*ENTRIES*
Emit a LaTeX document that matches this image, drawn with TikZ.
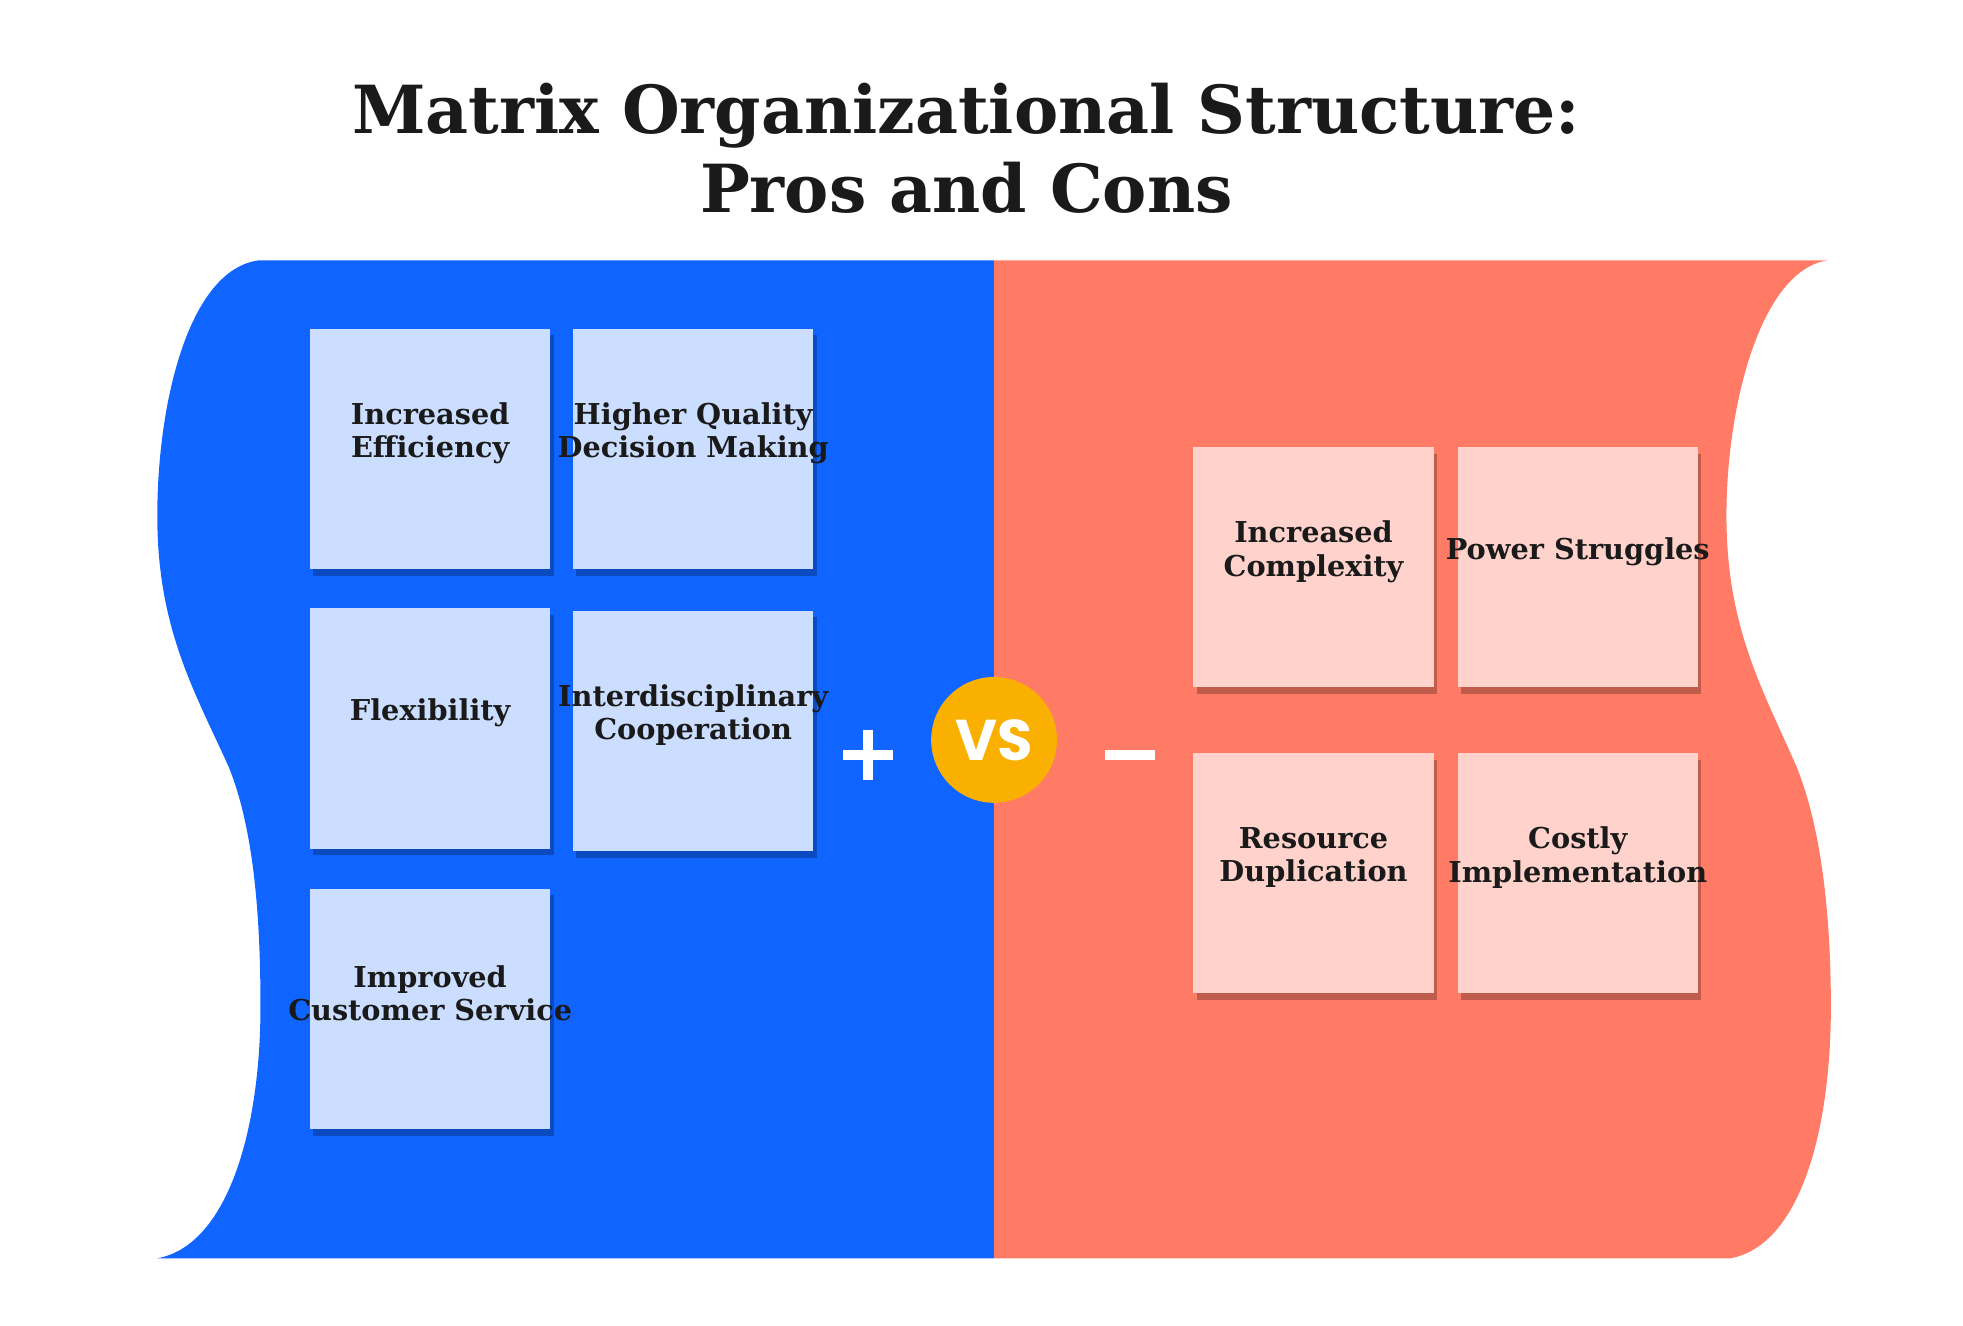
\documentclass[tikz,border=0pt]{standalone}
\usepackage{fontspec}
\setmainfont{DejaVu Serif}
\newfontfamily\vsfont{Poppins}
\usetikzlibrary{shadows}
\definecolor{pblue}{HTML}{1064FF}
\definecolor{pbox}{HTML}{CCDEFF}
\definecolor{cred}{HTML}{FF7B66}
\definecolor{cbox}{HTML}{FFD3CC}
\definecolor{vsy}{HTML}{F9B000}
\definecolor{ink}{HTML}{1A1A1A}
\tikzset{
 card/.style={minimum width=191*0.02cm, minimum height=191*0.02cm, anchor=north west, inner sep=0pt,
   drop shadow={shadow xshift=1.5pt, shadow yshift=-3pt, opacity=0.25, fill=black}},
 pro/.style={card, fill=pbox},
 con/.style={card, fill=cbox},
 lbl/.style={align=center, font=\bfseries\fontsize{13}{15}\selectfont, text=ink},
 sign/.style={white, line width=4.5pt}
}
\begin{document}
\begin{tikzpicture}[x=0.02cm,y=-0.02cm]
\useasboundingbox[fill=white] (0,0) rectangle (1560,1053);
\node[font=\bfseries\fontsize{30}{36}\selectfont, align=center, text=ink] (title) at (768,118) {Matrix Organizational Structure:\\Pros and Cons};
\fill[pblue] (790,207) -- (205,207) .. controls (150,215) and (125,320) .. (125,410)
  .. controls (125,500) and (155,550) .. (182,610) .. controls (202,660) and (207,730) .. (207,800)
  .. controls (207,900) and (180,990) .. (125,1000) -- (790,1000) -- cycle;
\fill[cred] (790,207) -- (1452,207) .. controls (1400,215) and (1372,320) .. (1372,410)
  .. controls (1372,500) and (1402,550) .. (1428,610) .. controls (1448,660) and (1455,730) .. (1455,800)
  .. controls (1455,900) and (1430,990) .. (1375,1000) -- (790,1000) -- cycle;
\node[pro] (p1) at (246,261) {};
\node[pro] (p2) at (455,261) {};
\node[pro] (p3) at (246,483) {};
\node[pro] (p4) at (455,485) {};
\node[pro] (p5) at (246,706) {};
\node[con] (c1) at (948,355) {};
\node[con] (c2) at (1158,355) {};
\node[con] (c3) at (948,598) {};
\node[con] (c4) at (1158,598) {};
\node[lbl] at ([yshift=7pt]p1.center) {Increased\\Efficiency};
\node[lbl] at ([yshift=7pt]p2.center) {Higher Quality\\Decision Making};
\node[lbl] at ([yshift=7pt]p3.center) {Flexibility};
\node[lbl] at ([yshift=7pt]p4.center) {Interdisciplinary\\Cooperation};
\node[lbl] at ([yshift=7pt]p5.center) {Improved\\Customer Service};
\node[lbl] at ([yshift=7pt]c1.center) {Increased\\Complexity};
\node[lbl] at ([yshift=7pt]c2.center) {Power Struggles};
\node[lbl] at ([yshift=7pt]c3.center) {Resource\\Duplication};
\node[lbl] at ([yshift=7pt]c4.center) {Costly\\Implementation};
\node[circle, fill=vsy, minimum size=100*0.02cm, inner sep=0pt, text=white, font=\vsfont\bfseries\fontsize{26}{30}\selectfont] (vs) at (790,588) {VS};
\coordinate (pl) at (690,600);
\draw[sign] ([xshift=-20*0.02cm]pl) -- ([xshift=20*0.02cm]pl);
\draw[sign] ([yshift=20*0.02cm]pl) -- ([yshift=-20*0.02cm]pl);
\coordinate (mi) at (898,600);
\draw[sign] ([xshift=-20*0.02cm]mi) -- ([xshift=20*0.02cm]mi);
\end{tikzpicture}
\end{document}
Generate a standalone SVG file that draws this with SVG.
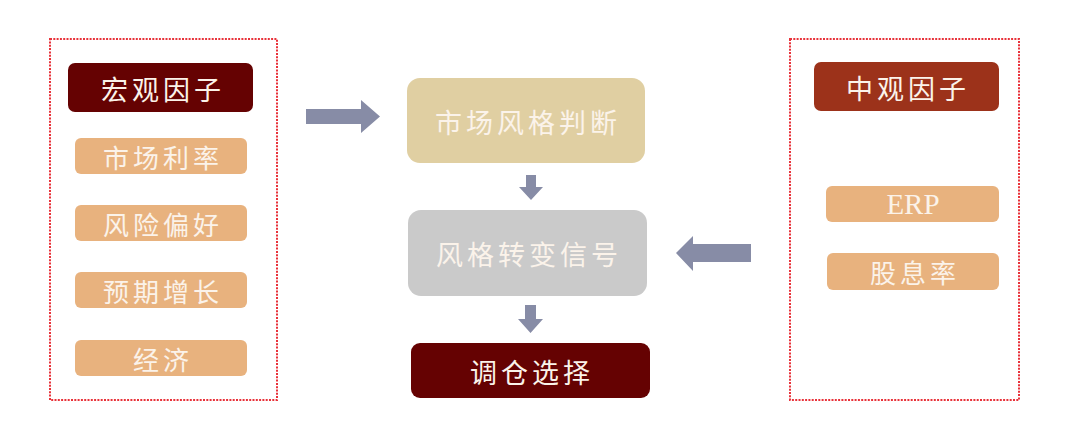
<svg xmlns="http://www.w3.org/2000/svg" width="1080" height="442" viewBox="0 0 1080 442">
<style>
.frame{fill:none;stroke:#e8323a;stroke-width:2;stroke-dasharray:2 1.3}
.t{font-family:"Noto Sans CJK SC","Noto Sans",sans-serif;fill:#fbf3ea;text-anchor:middle;dominant-baseline:central}
.big{font-size:27px;letter-spacing:4px}
.mid{font-size:26px;letter-spacing:4px}
.item{fill:#e8b27e}
.arr{fill:#878ca6}
</style>
<rect width="1080" height="442" fill="#ffffff"/>
<g id="macro">
<rect class="frame" x="50" y="39" width="227" height="361"/>
<rect x="68" y="63" width="185" height="49" rx="7" fill="#650202"/>
<text class="t big" x="163" y="88">宏观因子</text>
</g>
<g id="m1"><rect class="item" x="75" y="138" width="172" height="36" rx="6"/><text class="t mid" x="163" y="156">市场利率</text></g>
<g id="m2"><rect class="item" x="75" y="205" width="172" height="36" rx="6"/><text class="t mid" x="163" y="223">风险偏好</text></g>
<g id="m3"><rect class="item" x="75" y="272" width="172" height="36" rx="6"/><text class="t mid" x="163" y="290">预期增长</text></g>
<g id="m4"><rect class="item" x="75" y="340" width="172" height="36" rx="6"/><text class="t mid" x="163" y="358">经济</text></g>
<g id="meso">
<rect class="frame" x="790" y="39" width="229" height="361"/>
<rect x="814" y="62" width="185" height="49" rx="7" fill="#9c321a"/>
<text class="t big" x="908" y="87">中观因子</text>
</g>
<g id="erp"><rect class="item" x="826" y="186" width="173" height="36" rx="6"/><text class="t" x="913" y="204" style="font-family:'Liberation Serif',serif;font-size:29px">ERP</text></g>
<g id="div"><rect class="item" x="827" y="253" width="172" height="37" rx="6"/><text class="t mid" x="915" y="271">股息率</text></g>
<g id="judge"><rect x="407" y="78" width="238" height="85" rx="13" fill="#e0cfa2"/><text class="t big" x="528" y="121">市场风格判断</text></g>
<g id="signal"><rect x="408" y="210" width="239" height="86" rx="13" fill="#cacaca"/><text class="t big" x="529" y="253">风格转变信号</text></g>
<g id="choose"><rect x="411" y="343" width="239" height="55" rx="9" fill="#650202"/><text class="t big" x="532" y="371">调仓选择</text></g>
<g id="connectors">
<polygon class="arr" points="306,109 361,109 361,100 380,116.5 361,133 361,124 306,124"/>
<polygon class="arr" points="751,244 693,244 693,236 676,253 693,271 693,262 751,262"/>
<polygon class="arr" points="526,175 536,175 536,187 543,187 531,200 519,187 526,187"/>
<polygon class="arr" points="525,305 536,305 536,319 543,319 530.5,333 518,319 525,319"/>
</g>
</svg>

*PROBLEM STATEMENT*
Pictures in the records should not appear in your copy, but everything else must be transcribed exactly.

*ANSWER TO THE PROBLEM*
Emit a LaTeX document that matches this image, drawn with TikZ.
\documentclass[tikz,border=0pt]{standalone}
\usepackage{fontspec}
\setmainfont{DejaVu Serif}
\newfontfamily\vsfont{Poppins}
\usetikzlibrary{shadows}
\definecolor{pblue}{HTML}{1064FF}
\definecolor{pbox}{HTML}{CCDEFF}
\definecolor{cred}{HTML}{FF7B66}
\definecolor{cbox}{HTML}{FFD3CC}
\definecolor{vsy}{HTML}{F9B000}
\definecolor{ink}{HTML}{1A1A1A}
\tikzset{
 card/.style={minimum width=191*0.02cm, minimum height=191*0.02cm, anchor=north west, inner sep=0pt,
   drop shadow={shadow xshift=1.5pt, shadow yshift=-3pt, opacity=0.25, fill=black}},
 pro/.style={card, fill=pbox},
 con/.style={card, fill=cbox},
 lbl/.style={align=center, font=\bfseries\fontsize{13}{15}\selectfont, text=ink},
 sign/.style={white, line width=4.5pt}
}
\begin{document}
\begin{tikzpicture}[x=0.02cm,y=-0.02cm]
\useasboundingbox[fill=white] (0,0) rectangle (1560,1053);
\node[font=\bfseries\fontsize{30}{36}\selectfont, align=center, text=ink] (title) at (768,118) {Matrix Organizational Structure:\\Pros and Cons};
\fill[pblue] (790,207) -- (205,207) .. controls (150,215) and (125,320) .. (125,410)
  .. controls (125,500) and (155,550) .. (182,610) .. controls (202,660) and (207,730) .. (207,800)
  .. controls (207,900) and (180,990) .. (125,1000) -- (790,1000) -- cycle;
\fill[cred] (790,207) -- (1452,207) .. controls (1400,215) and (1372,320) .. (1372,410)
  .. controls (1372,500) and (1402,550) .. (1428,610) .. controls (1448,660) and (1455,730) .. (1455,800)
  .. controls (1455,900) and (1430,990) .. (1375,1000) -- (790,1000) -- cycle;
\node[pro] (p1) at (246,261) {};
\node[pro] (p2) at (455,261) {};
\node[pro] (p3) at (246,483) {};
\node[pro] (p4) at (455,485) {};
\node[pro] (p5) at (246,706) {};
\node[con] (c1) at (948,355) {};
\node[con] (c2) at (1158,355) {};
\node[con] (c3) at (948,598) {};
\node[con] (c4) at (1158,598) {};
\node[lbl] at ([yshift=7pt]p1.center) {Increased\\Efficiency};
\node[lbl] at ([yshift=7pt]p2.center) {Higher Quality\\Decision Making};
\node[lbl] at ([yshift=7pt]p3.center) {Flexibility};
\node[lbl] at ([yshift=7pt]p4.center) {Interdisciplinary\\Cooperation};
\node[lbl] at ([yshift=7pt]p5.center) {Improved\\Customer Service};
\node[lbl] at ([yshift=7pt]c1.center) {Increased\\Complexity};
\node[lbl] at ([yshift=7pt]c2.center) {Power Struggles};
\node[lbl] at ([yshift=7pt]c3.center) {Resource\\Duplication};
\node[lbl] at ([yshift=7pt]c4.center) {Costly\\Implementation};
\node[circle, fill=vsy, minimum size=100*0.02cm, inner sep=0pt, text=white, font=\vsfont\bfseries\fontsize{26}{30}\selectfont] (vs) at (790,588) {VS};
\coordinate (pl) at (690,600);
\draw[sign] ([xshift=-20*0.02cm]pl) -- ([xshift=20*0.02cm]pl);
\draw[sign] ([yshift=20*0.02cm]pl) -- ([yshift=-20*0.02cm]pl);
\coordinate (mi) at (898,600);
\draw[sign] ([xshift=-20*0.02cm]mi) -- ([xshift=20*0.02cm]mi);
\end{tikzpicture}
\end{document}
Generate a standalone SVG file that draws this with SVG.
<svg xmlns="http://www.w3.org/2000/svg" width="1080" height="442" viewBox="0 0 1080 442">
<style>
.frame{fill:none;stroke:#e8323a;stroke-width:2;stroke-dasharray:2 1.3}
.t{font-family:"Noto Sans CJK SC","Noto Sans",sans-serif;fill:#fbf3ea;text-anchor:middle;dominant-baseline:central}
.big{font-size:27px;letter-spacing:4px}
.mid{font-size:26px;letter-spacing:4px}
.item{fill:#e8b27e}
.arr{fill:#878ca6}
</style>
<rect width="1080" height="442" fill="#ffffff"/>
<g id="macro">
<rect class="frame" x="50" y="39" width="227" height="361"/>
<rect x="68" y="63" width="185" height="49" rx="7" fill="#650202"/>
<text class="t big" x="163" y="88">宏观因子</text>
</g>
<g id="m1"><rect class="item" x="75" y="138" width="172" height="36" rx="6"/><text class="t mid" x="163" y="156">市场利率</text></g>
<g id="m2"><rect class="item" x="75" y="205" width="172" height="36" rx="6"/><text class="t mid" x="163" y="223">风险偏好</text></g>
<g id="m3"><rect class="item" x="75" y="272" width="172" height="36" rx="6"/><text class="t mid" x="163" y="290">预期增长</text></g>
<g id="m4"><rect class="item" x="75" y="340" width="172" height="36" rx="6"/><text class="t mid" x="163" y="358">经济</text></g>
<g id="meso">
<rect class="frame" x="790" y="39" width="229" height="361"/>
<rect x="814" y="62" width="185" height="49" rx="7" fill="#9c321a"/>
<text class="t big" x="908" y="87">中观因子</text>
</g>
<g id="erp"><rect class="item" x="826" y="186" width="173" height="36" rx="6"/><text class="t" x="913" y="204" style="font-family:'Liberation Serif',serif;font-size:29px">ERP</text></g>
<g id="div"><rect class="item" x="827" y="253" width="172" height="37" rx="6"/><text class="t mid" x="915" y="271">股息率</text></g>
<g id="judge"><rect x="407" y="78" width="238" height="85" rx="13" fill="#e0cfa2"/><text class="t big" x="528" y="121">市场风格判断</text></g>
<g id="signal"><rect x="408" y="210" width="239" height="86" rx="13" fill="#cacaca"/><text class="t big" x="529" y="253">风格转变信号</text></g>
<g id="choose"><rect x="411" y="343" width="239" height="55" rx="9" fill="#650202"/><text class="t big" x="532" y="371">调仓选择</text></g>
<g id="connectors">
<polygon class="arr" points="306,109 361,109 361,100 380,116.5 361,133 361,124 306,124"/>
<polygon class="arr" points="751,244 693,244 693,236 676,253 693,271 693,262 751,262"/>
<polygon class="arr" points="526,175 536,175 536,187 543,187 531,200 519,187 526,187"/>
<polygon class="arr" points="525,305 536,305 536,319 543,319 530.5,333 518,319 525,319"/>
</g>
</svg>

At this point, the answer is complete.